This is an article from the NYT on the various differences between male and female brains, as well as their links to autism. Interesting points are listed below:
BUT, let us keep in mind that these differences appear when you look at GROUPS. INDIVIDUALS are widely varried and could fall on either side of the spectrum.
* the average man's cerebrum (the area in the front of the brain concerned with higher thinking) is 9 percent larger than the average woman's.
* men also have a larger amygdala (an almond shaped structure in the center of the brain involved in processing fear and emotion), and more nerve cells.
* In women, the connective tissue that allows communication between the two hemispheres of the brain tends to be thicker, perhaps facilitating interchange.
* This may explain why one study from Yale found that when performing language tasks, women are likely to activate both hemispheres, whereas males (on average) activate only the left hemisphere.

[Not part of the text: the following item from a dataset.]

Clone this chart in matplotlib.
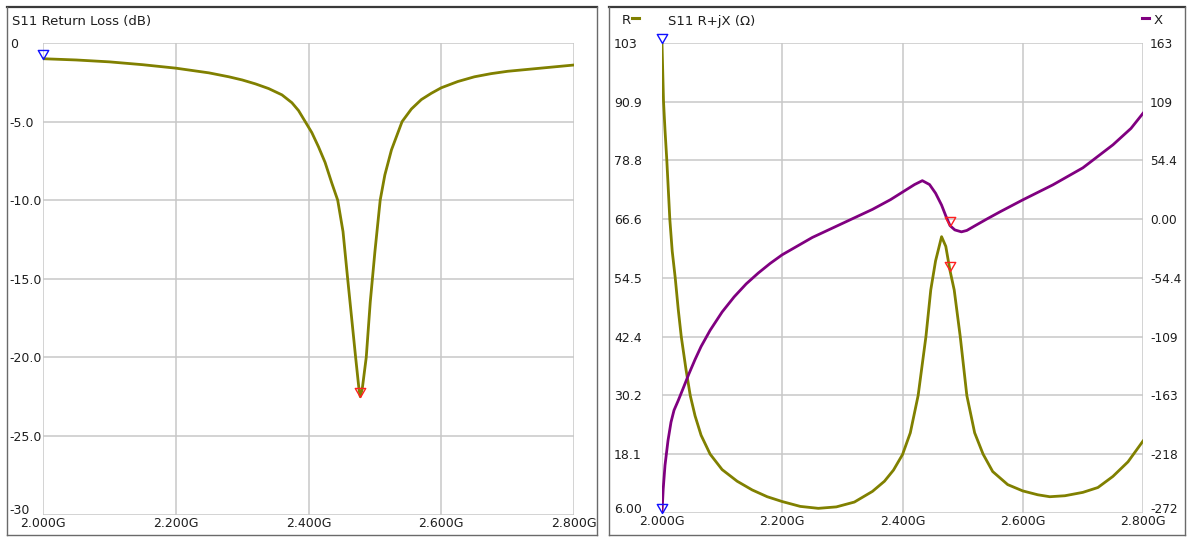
import numpy as np
import matplotlib.pyplot as plt
from matplotlib.path import Path
from matplotlib.transforms import Bbox, TransformedBbox

# S11 return loss (dB)
rl_freq = [2.000, 2.050, 2.100, 2.150, 2.200, 2.250, 2.280, 2.300, 2.320, 2.340,
           2.360, 2.375, 2.385, 2.395, 2.405, 2.415, 2.425, 2.435, 2.444, 2.452,
           2.459, 2.465, 2.471, 2.476, 2.478, 2.481, 2.487, 2.493, 2.500, 2.508,
           2.515, 2.525, 2.541, 2.555, 2.570, 2.585, 2.600, 2.625, 2.650, 2.675,
           2.700, 2.750, 2.800]
rl_db = [-1.0, -1.08, -1.2, -1.38, -1.6, -1.9, -2.15, -2.35, -2.6, -2.9,
         -3.3, -3.8, -4.3, -5.0, -5.7, -6.6, -7.6, -8.9, -10.0, -12.0,
         -15.0, -17.5, -20.0, -22.0, -22.5, -22.0, -20.0, -16.5, -13.3, -10.0,
         -8.4, -6.8, -5.0, -4.2, -3.6, -3.2, -2.85, -2.45, -2.15, -1.95,
         -1.8, -1.6, -1.4]

# S11 resistance R (ohm)
r_freq = [2.000, 2.0025, 2.005, 2.008, 2.013, 2.017, 2.022, 2.027, 2.032, 2.040,
          2.047, 2.055, 2.065, 2.080, 2.100, 2.125, 2.150, 2.175, 2.200, 2.230,
          2.260, 2.290, 2.320, 2.350, 2.370, 2.385, 2.400, 2.413, 2.426, 2.439,
          2.447, 2.455, 2.465, 2.472, 2.479, 2.486, 2.496, 2.507, 2.520, 2.534,
          2.550, 2.575, 2.600, 2.625, 2.645, 2.670, 2.700, 2.725, 2.750, 2.775,
          2.800]
r_ohm = [103, 91.0, 85.0, 78.8, 66.6, 60.0, 54.5, 48.0, 42.4, 35.5,
         30.2, 26.0, 22.0, 18.1, 14.9, 12.5, 10.7, 9.3, 8.3, 7.3,
         6.9, 7.2, 8.2, 10.4, 12.5, 14.8, 18.0, 22.5, 30.2, 42.4,
         52.0, 58.0, 63.0, 61.0, 56.0, 52.0, 42.4, 30.2, 22.5, 18.1,
         14.5, 11.8, 10.5, 9.7, 9.3, 9.5, 10.2, 11.2, 13.5, 16.5,
         20.8]

# S11 reactance X (ohm)
x_freq = [2.000, 2.002, 2.005, 2.010, 2.015, 2.020, 2.027, 2.035, 2.045, 2.055,
          2.065, 2.080, 2.100, 2.120, 2.140, 2.160, 2.180, 2.200, 2.250, 2.300,
          2.350, 2.380, 2.400, 2.420, 2.433, 2.445, 2.455, 2.465, 2.472, 2.479,
          2.487, 2.498, 2.507, 2.521, 2.540, 2.562, 2.600, 2.650, 2.700, 2.750,
          2.780, 2.800]
x_ohm = [-272, -250, -228, -205, -188, -177, -168, -157, -143, -130,
         -118, -103, -86, -72, -60, -50, -41, -33, -17, -4,
         9, 18, 25, 32, 35.6, 32, 24, 13, 3, -6,
         -10, -11.8, -10.5, -6, 0, 6.7, 17.8, 31.7, 47.5, 68.8,
         84, 98]

freq_ticks = [2.0, 2.2, 2.4, 2.6, 2.8]
freq_labels = ['2.000G', '2.200G', '2.400G', '2.600G', '2.800G']
rl_ticks = [0, -5, -10, -15, -20, -25, -30]
rl_labels = ['0', '-5.0', '-10.0', '-15.0', '-20.0', '-25.0', '-30']
r_ticks = [6.0, 18.125, 30.25, 42.375, 54.5, 66.625, 78.75, 90.875, 103.0]
r_labels = ['6.00', '18.1', '30.2', '42.4', '54.5', '66.6', '78.8', '90.9', '103']
x_ticks = [-271.9, -217.525, -163.15, -108.775, -54.4, -0.025, 54.35, 108.725, 163.1]
x_labels = ['-272', '-218', '-163', '-109', '-54.4', '0.00', '54.4', '109', '163']

OLIVE = '#808000'
PURPLE = '#800080'
GRID = '#c8c8c8'
TXT = '#1e1e1e'

plt.rcParams['font.family'] = ['DejaVu Sans']
plt.rcParams['font.size'] = 9

W, H = 1188, 537
fig = plt.figure(figsize=(W / 100, H / 100), dpi=100)

# marker: down triangle with its tip on the data point
tri = Path([(-1.1, 1.9), (1.1, 1.9), (0, 0), (-1.1, 1.9)],
           [Path.MOVETO, Path.LINETO, Path.LINETO, Path.CLOSEPOLY])
MK = dict(marker=tri, ms=13, mfc='none', mew=1.0, clip_on=False)


def px_rect(x0, y0, x1, y1):
    return [x0 / W, 1 - y1 / H, (x1 - x0) / W, (y1 - y0) / H]


def panel_frame(x0, y0, x1, y1):
    fig.add_artist(plt.Line2D([x0 / W, x1 / W], [1 - y0 / H] * 2, color='#3a3a3a', lw=1.6))
    fig.add_artist(plt.Line2D([x0 / W, x0 / W], [1 - y0 / H, 1 - y1 / H], color='#6a6a6a', lw=1.0))
    fig.add_artist(plt.Line2D([x1 / W, x1 / W], [1 - y0 / H, 1 - y1 / H], color='#6a6a6a', lw=1.0))
    fig.add_artist(plt.Line2D([x0 / W, x1 / W], [1 - y1 / H] * 2, color='#6a6a6a', lw=1.0))


def style(ax):
    for s in ax.spines.values():
        s.set_visible(False)
    ax.grid(True, color=GRID, lw=1.1)
    ax.set_axisbelow(True)
    ax.tick_params(length=0, colors=TXT)


# ---- left panel: return loss ----
ax1 = fig.add_axes(px_rect(43, 43, 574, 514.5))
style(ax1)
ax1.plot(rl_freq, rl_db, color=OLIVE, lw=2.0, zorder=3)
ax1.plot(rl_freq[0], rl_db[0], mec='#1010ff', zorder=4, **MK)
imin = int(np.argmin(rl_db))
ax1.plot(rl_freq[imin], rl_db[imin], mec='#ff2020', zorder=4, **MK)
ax1.set_xlim(2.0, 2.8)
ax1.set_ylim(-30, 0)
ax1.set_xticks(freq_ticks, freq_labels)
ax1.set_yticks(rl_ticks, rl_labels)
ax1.tick_params(axis='y', pad=24)
ax1.tick_params(axis='x', pad=2)
for lab in ax1.get_yticklabels():
    lab.set_ha('left')
ax1.get_yticklabels()[-1].set_va('baseline')
clip = TransformedBbox(Bbox([[7 / W, 0], [597 / W, 1]]), fig.transFigure)
for lab in ax1.get_xticklabels():
    lab.set_clip_box(clip)
    lab.set_clip_on(True)
fig.text(12 / W, 1 - 21 / H, 'S11 Return Loss (dB)', ha='left', va='center', color=TXT, fontsize=9.5)
panel_frame(7, 6.5, 597, 535)

# ---- right panel: R + jX ----
ax2 = fig.add_axes(px_rect(662, 43, 1143, 512.7))
style(ax2)
ax2.plot(r_freq, r_ohm, color=OLIVE, lw=2.0, zorder=3)
ax2.set_xlim(2.0, 2.8)
ax2.set_ylim(6.0, 103.0)
ax2.set_xticks(freq_ticks, freq_labels)
ax2.set_yticks(r_ticks, r_labels)
ax2.tick_params(axis='y', pad=34.5)
ax2.tick_params(axis='x', pad=2)
for lab in ax2.get_yticklabels():
    lab.set_ha('left')
ax2.get_yticklabels()[0].set_va('baseline')

ax3 = ax2.twinx()
for s in ax3.spines.values():
    s.set_visible(False)
ax3.plot(x_freq, x_ohm, color=PURPLE, lw=2.0, zorder=3)
ax3.set_ylim(-271.9, 163.1)
ax3.set_yticks(x_ticks, x_labels)
ax3.tick_params(length=0, colors=TXT, pad=5, labelsize=8.7)
ax3.get_yticklabels()[0].set_va('baseline')

# markers
ax2.plot(r_freq[0], r_ohm[0], mec='#1010ff', zorder=5, **MK)
ax3.plot(x_freq[0], x_ohm[0], mec='#1010ff', zorder=5, **MK)
ax2.plot(r_freq[34], r_ohm[34], mec='#ff2020', zorder=5, **MK)
ax3.plot(x_freq[29], x_ohm[29], mec='#ff2020', zorder=5, **MK)

fig.text(622 / W, 1 - 21 / H, 'R', ha='left', va='center', color=TXT, fontsize=9.5)
fig.add_artist(plt.Line2D([632 / W, 639 / W], [1 - 18 / H] * 2, color=OLIVE, lw=2.2))
fig.text(668 / W, 1 - 21 / H, 'S11 R+jX (Ω)', ha='left', va='center', color=TXT, fontsize=9.5)
fig.add_artist(plt.Line2D([1142 / W, 1149 / W], [1 - 18 / H] * 2, color=PURPLE, lw=2.2))
fig.text(1154 / W, 1 - 21 / H, 'X', ha='left', va='center', color=TXT, fontsize=9.5)
panel_frame(609, 6.5, 1185, 535)

fig.savefig('out.png', dpi=100, facecolor='white')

* On average, males finish faster and score higher than females on a test that requires the taker to visualize an object's appearance after it is rotated in three dimensions. The same is true for map-reading tests, and for embedded-figures tests, which ask subjects to find a component shape hidden within a larger design.
* Males are over-represented in the top percentiles on college-level math tests and tend to score higher on mechanics tests than females do.
* Females average higher scores than males on tests of emotion recognition, social sensitivity and language ability.
* girls tend to talk earlier than boys, and in the second year of life their vocabularies grow at a faster rate.
* One-year-old girls also make more eye contact than boys of their age.
* On average, at 24 hours old, more male infants will look at a mechanical mobile suspended above them, whereas more female infants will look at a human face. [I am suspicious of this one.]
* the amount of prenatal testosterone, which is produced by the fetus and measurable in the amniotic fluid in which the baby is bathed in the womb, predicts how sociable a child will be. The higher the level of prenatal testosterone, the less eye contact the child will make as a toddler, and the slower the child will develop language.
* Males obviously produce far more prenatal testosterone than females do, but levels vary considerably even across members of the same sex. In fact, it may not be your sex per se that determines what kind of brain you have, but your prenatal hormone levels.
Posted by bluprnt at August 9, 2005 02:16 PMI find that stuff fascinating. There are aslso some interesting differences when you start looking at handedness too - like left-handed males having a corpus callosum thge same size as those in females. Then there are the hormonal aspects relating to homosexuality - I think hormonal activity in the womb can affect it.